> Set exercise
Leave out the pictures and retype only the lines from the opening line to the line that holds "markeredgewidth=1.0, linewidth=1.3, label=lab)", both ends included.

** Start Data extract **

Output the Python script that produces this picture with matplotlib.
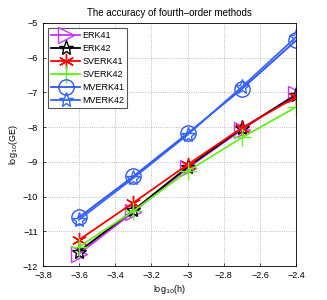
import numpy as np
import matplotlib
matplotlib.use('Agg')
import matplotlib.pyplot as plt

# log10 of step sizes h = 1/4000 ... 1/250
log_h = [-3.602, -3.301, -3.0, -2.699, -2.398]

erk41 = [-11.65, -10.45, -9.18, -8.07, -7.04]
erk42 = [-11.58, -10.40, -9.15, -8.04, -7.07]
sverk41 = [-11.25, -10.18, -9.08, -8.02, -7.13]
sverk42 = [-11.45, -10.42, -9.27, -8.30, -7.42]
mverk41 = [-10.60, -9.42, -8.18, -6.90, -5.50]
mverk42 = [-10.67, -9.47, -8.22, -6.84, -5.40]

labels = ['ERK41', 'ERK42', 'SVERK41', 'SVERK42', 'MVERK41', 'MVERK42']
colors = ['#cc33ff', 'k', 'r', '#66ee22', '#3355ee', '#3366ff']
markers = ['>', '*', (6, 2, 0), '+', 'o', '*']
sizes = [11, 11, 11, 13, 11, 11]

plt.rcParams['font.family'] = ['Liberation Sans', 'DejaVu Sans']
fig = plt.figure(figsize=(3.27, 3.0), dpi=100)
ax = fig.add_axes([0.1315, 0.113, 0.774, 0.811])

series = [erk41, erk42, sverk41, sverk42, mverk41, mverk42]
for vals, lab, c, m, ms in zip(series, labels, colors, markers, sizes):
    ax.plot(log_h, vals, color=c, marker=m, markersize=ms, markerfacecolor='none',
            markeredgewidth=1.0, linewidth=1.3, label=lab)

ax.set_xlim(-3.8, -2.4)
ax.set_ylim(-12, -5)
ax.set_xticks(np.arange(-3.8, -2.39, 0.2))
ax.set_xticklabels(['\u22123.8', '\u22123.6', '\u22123.4', '\u22123.2', '\u22123', '\u22122.8', '\u22122.6', '\u22122.4'])
ax.set_yticks(range(-12, -4))
ax.tick_params(labelsize=6.5, direction='in', length=2, width=0.5)
ax.grid(True, linestyle=':', color='#aaaaaa', linewidth=0.6)
for s in ax.spines.values():
    s.set_linewidth(0.6)
ax.set_xlabel(r'log$_{10}$(h)', fontsize=6.5, labelpad=2)
ax.set_ylabel(r'log$_{10}$(GE)', fontsize=6.5, labelpad=2)
ax.set_title('The accuracy of fourth\u2013order methods', fontsize=7, pad=5)

leg = ax.legend(loc='upper left', fontsize=6.5, handlelength=3.2, handletextpad=0.3,
                labelspacing=0.45, borderpad=0.3, fancybox=False, framealpha=1,
                edgecolor='#555555', borderaxespad=0.6)
leg.get_frame().set_linewidth(0.8)

fig.savefig('out.png', dpi=100)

** End Data extract **

> Expected answer
Output the Python script that produces this picture with matplotlib.
import numpy as np
import matplotlib
matplotlib.use('Agg')
import matplotlib.pyplot as plt

# log10 of step sizes h = 1/4000 ... 1/250
log_h = [-3.602, -3.301, -3.0, -2.699, -2.398]

erk41 = [-11.65, -10.45, -9.18, -8.07, -7.04]
erk42 = [-11.58, -10.40, -9.15, -8.04, -7.07]
sverk41 = [-11.25, -10.18, -9.08, -8.02, -7.13]
sverk42 = [-11.45, -10.42, -9.27, -8.30, -7.42]
mverk41 = [-10.60, -9.42, -8.18, -6.90, -5.50]
mverk42 = [-10.67, -9.47, -8.22, -6.84, -5.40]

labels = ['ERK41', 'ERK42', 'SVERK41', 'SVERK42', 'MVERK41', 'MVERK42']
colors = ['#cc33ff', 'k', 'r', '#66ee22', '#3355ee', '#3366ff']
markers = ['>', '*', (6, 2, 0), '+', 'o', '*']
sizes = [11, 11, 11, 13, 11, 11]

plt.rcParams['font.family'] = ['Liberation Sans', 'DejaVu Sans']
fig = plt.figure(figsize=(3.27, 3.0), dpi=100)
ax = fig.add_axes([0.1315, 0.113, 0.774, 0.811])

series = [erk41, erk42, sverk41, sverk42, mverk41, mverk42]
for vals, lab, c, m, ms in zip(series, labels, colors, markers, sizes):
    ax.plot(log_h, vals, color=c, marker=m, markersize=ms, markerfacecolor='none',
            markeredgewidth=1.0, linewidth=1.3, label=lab)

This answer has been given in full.